As a designer, you have to think from the client’s perspective and of their target audience, but as an artist the client already has an idea of your style. I’d had my first exhibition in the UK back in 2016 and that’s where I got my first commissions.

Hong Kong is quite conservative, especially compared to London. I did a commissioned work for Behind Bars in Tai Kwun, on Hong Kong Island, and Apple Daily interviewed me in 2019, after that I started to get a lot of Hong Kong commissions.

Detail from “Throwaway Culture” by Chanhoi. Photo: Claudia Chanhoi

Cutesy little things

My art is a way for me to organise my thoughts, whether it’s on female sexuality, dating, relationships or women’s bodies. I consider myself a feminist, but I think there are so many types of feminist. A lot of people have a negative association with the word feminism, they think it’s about hating men.

My parents have been to several of my exhibitions and they were OK with it, they don’t ask what it’s about. My mum thinks my art is unique and special. I don’t think my art is explicit or provocative, to me it’s cutesy little things.

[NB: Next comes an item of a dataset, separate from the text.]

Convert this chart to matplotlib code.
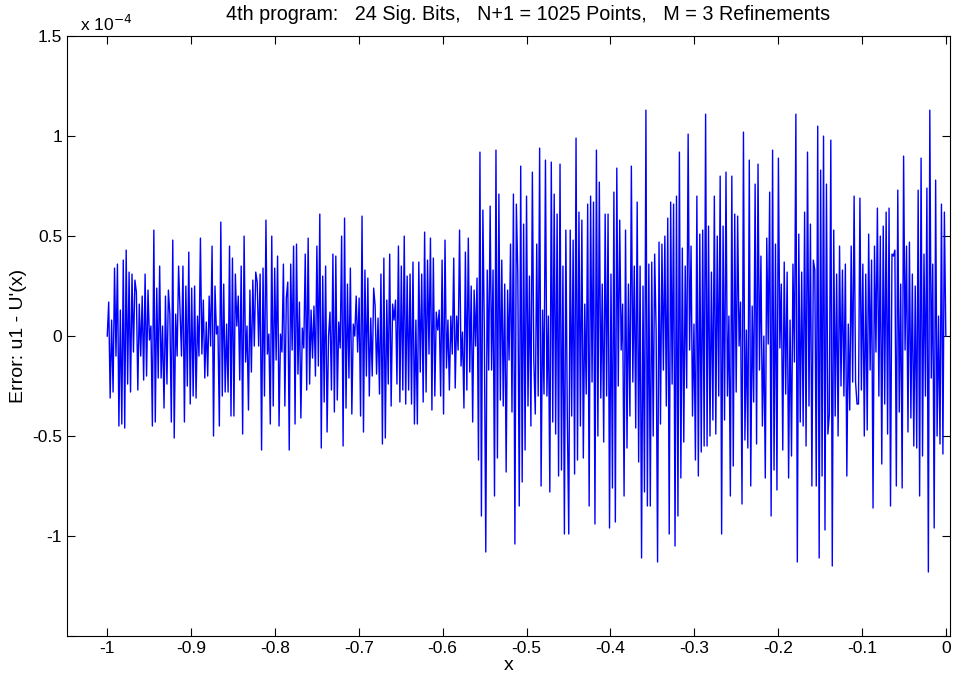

I met my boyfriend on Bumble and we’ve been together since February. I feel I’ve passed the online dating phase. I’m not the 25-year-old me, my work has become more mature.

A lot of my girlfriends are getting married and having babies. Having kids is tough not only on your body but also on your career and relationship with your partner. If one day I have kids, I think my work will be around that.